Solar Impulse flies over the runway at Moffett Airfield in California shortly after takeoff on May 3, 2013.
Solar Impulse flies over the runway at Moffett Airfield in California shortly after takeoff on May 3, 2013.
Credit: Solar Impulse

For Piccard, being able to make the cross-country flight with zero fuel has been a decade-long dream.

"We want to promote the clean technologies that are so important for our world," Piccard told LiveScience from the cockpit of Solar Impulse, as the plane flew over Fresno, Calif., at an altitude of 12,000 feet (3,650 meters). "This is an exciting vision."

In mid-May, the ultra-lightweight plane will begin the second leg of its trip, taking off in Phoenix and landing in Dallas, Texas. Toward the end of May, Solar Impulse will depart for St. Louis, Mo.; the fourth leg will take the plane from St. Louis to Washington, D.C.; and the fifth and last leg will end in New York City in late June or early July.

Each leg of the Solar Impulse expedition will be streamed live, with a video feed that includes information on the airplane's position, altitude and speed, as well as camera views from inside the cockpit and from Solar Impulse's mission control center in Switzerland. [WATCH LIVE: Streaming Video of the Solar Impulse Flight]

Spreading the message

Solar Impulse's cross-country trip is part of an initiative called "Clean Generation," which aims to promote clean technology efforts around the world. The program already has several high-profile backers, including Hollywood director James Cameron, former Apollo astronaut Buzz Aldrin, environmentalist and former U.S. Vice president Al Gore, and British entrepreneur Richard Branson.

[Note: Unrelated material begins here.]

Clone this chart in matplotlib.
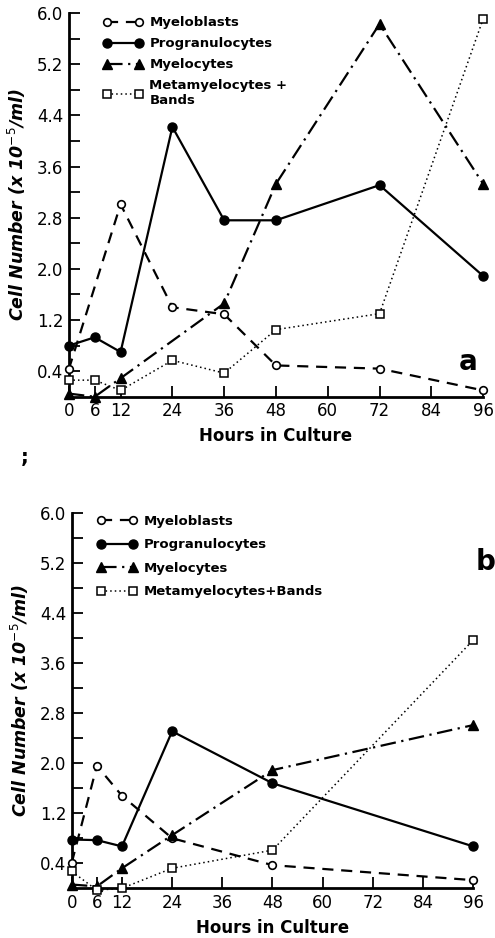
import matplotlib.pyplot as plt

# hours sampled in each experiment
hours_a = [0, 6, 12, 24, 36, 48, 72, 96]
hours_b = [0, 6, 12, 24, 48, 96]

# panel a values (x 10^-5 / ml)
myeloblasts_a_x = [0, 12, 24, 36, 48, 72, 96]
myeloblasts_a = [0.43, 3.01, 1.40, 1.29, 0.49, 0.44, 0.10]
progran_a = [0.80, 0.93, 0.70, 4.22, 2.76, 2.76, 3.31, 1.89]
myelocytes_a_x = [0, 6, 12, 36, 48, 72, 96]
myelocytes_a = [0.05, 0.0, 0.29, 1.46, 3.33, 5.83, 3.33]
metamy_a = [0.26, 0.26, 0.10, 0.57, 0.37, 1.05, 1.30, 5.91]

# panel b values
myeloblasts_b = [0.41, 1.96, 1.48, 0.80, 0.37, 0.13]
progran_b = [0.78, 0.77, 0.67, 2.51, 1.68, 0.67]
myelocytes_b = [0.06, 0.03, 0.32, 0.85, 1.89, 2.61]
metamy_b = [0.27, -0.03, 0.0, 0.32, 0.61, 3.97]

x_ticks = [0, 6, 12, 24, 36, 48, 60, 72, 84, 96]
y_major = [0.4, 1.2, 2.0, 2.8, 3.6, 4.4, 5.2, 6.0]
y_minor = [0.8, 1.6, 2.4, 3.2, 4.0, 4.8, 5.6]

plt.rcParams['font.family'] = ['Liberation Sans Narrow', 'DejaVu Sans']

fig = plt.figure(figsize=(4.95, 9.38), dpi=100)
ax_a = fig.add_axes([0.139, 0.577, 0.837, 0.409])
ax_b = fig.add_axes([0.145, 0.053, 0.811, 0.400])

dash_mb = (0, (5, 3.5))
dash_my = (0, (7, 2.5, 1, 2.5))


def draw(ax, xs, mb_x, mb, pg, my_x, my, mm, labels, leg_pos, spacing, letter, letter_pos):
    ax.plot(mb_x, mb, color='black', lw=1.6, ls=dash_mb, marker='o', ms=5.5,
            mfc='white', mew=1.2, clip_on=False, label=labels[0], zorder=3)
    ax.plot(xs, pg, color='black', lw=1.6, ls='-', marker='o', ms=6.5,
            clip_on=False, label=labels[1], zorder=3)
    ax.plot(my_x, my, color='black', lw=1.6, ls=dash_my, marker='^', ms=7.5,
            clip_on=False, label=labels[2], zorder=3)
    ax.plot(xs, mm, color='black', lw=1.1, ls=(0, (1, 2)), marker='s', ms=5.5,
            mfc='white', mew=1.1, clip_on=False, label=labels[3], zorder=3)

    ax.set_xlim(0, 96)
    ax.set_ylim(0, 6.0)
    ax.set_xticks(x_ticks)
    ax.set_yticks(y_major)
    ax.set_yticks(y_minor, minor=True)
    ax.set_yticklabels(['%.1f' % v for v in y_major])
    ax.tick_params(direction='in', length=8, width=1.3, labelsize=12, pad=4)
    ax.tick_params(which='minor', direction='in', length=8, width=1.3)
    for s in ['top', 'right']:
        ax.spines[s].set_visible(False)
    for s in ['left', 'bottom']:
        ax.spines[s].set_linewidth(2)

    ax.set_xlabel('Hours in Culture', family='DejaVu Sans', fontweight='heavy',
                  fontsize=12, labelpad=5)
    ax.set_ylabel('Cell Number (x 10$^{-5}$/ml)', family='DejaVu Sans',
                  fontweight='heavy', style='italic', fontsize=12.5, labelpad=6)

    ax.legend(loc='upper left', bbox_to_anchor=leg_pos, frameon=False,
              numpoints=2, handlelength=3.0, handletextpad=0.5,
              labelspacing=spacing, borderaxespad=0,
              prop={'family': 'DejaVu Sans', 'weight': 'heavy', 'size': 9.5})
    ax.text(letter_pos[0], letter_pos[1], letter, transform=ax.transAxes,
            family='DejaVu Sans', fontweight='heavy', fontsize=20,
            ha='center', va='center')


draw(ax_a, hours_a, myeloblasts_a_x, myeloblasts_a, progran_a,
     myelocytes_a_x, myelocytes_a, metamy_a,
     ['Myeloblasts', 'Progranulocytes', 'Myelocytes', 'Metamyelocytes +\nBands'],
     (0.07, 1.005), 0.6, 'a', (0.965, 0.09))
draw(ax_b, hours_b, hours_b, myeloblasts_b, progran_b,
     hours_b, myelocytes_b, metamy_b,
     ['Myeloblasts', 'Progranulocytes', 'Myelocytes', 'Metamyelocytes+Bands'],
     (0.05, 1.01), 0.8, 'b', (1.03, 0.87))

fig.text(0.05, 0.512, ';', fontsize=14, fontweight='bold', ha='center', va='center')

fig.savefig('out.png', dpi=100)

The goal, however, is to increase support for the initiative throughout Solar Impulse's coast-to-coast flight. People can sign up on the Solar Impulse website to join the movement, and the names of all supporters are being carried on the plane as virtual passengers on a USB drive.

Piccard hopes to add more and more names to the list at each stopover city on Solar Impulse's cross-country trip.

"When we take off from Phoenix to Dallas, I hope we will have even more people," he said.

While Piccard said the technology is not advanced enough yet for commercial flights in the near future, Solar Impulse's cross-country jaunt demonstrates the enormous potential for using solar technology (and other renewable energy sources) in other aspects of our everyday lives, such as powering office buildings or homes.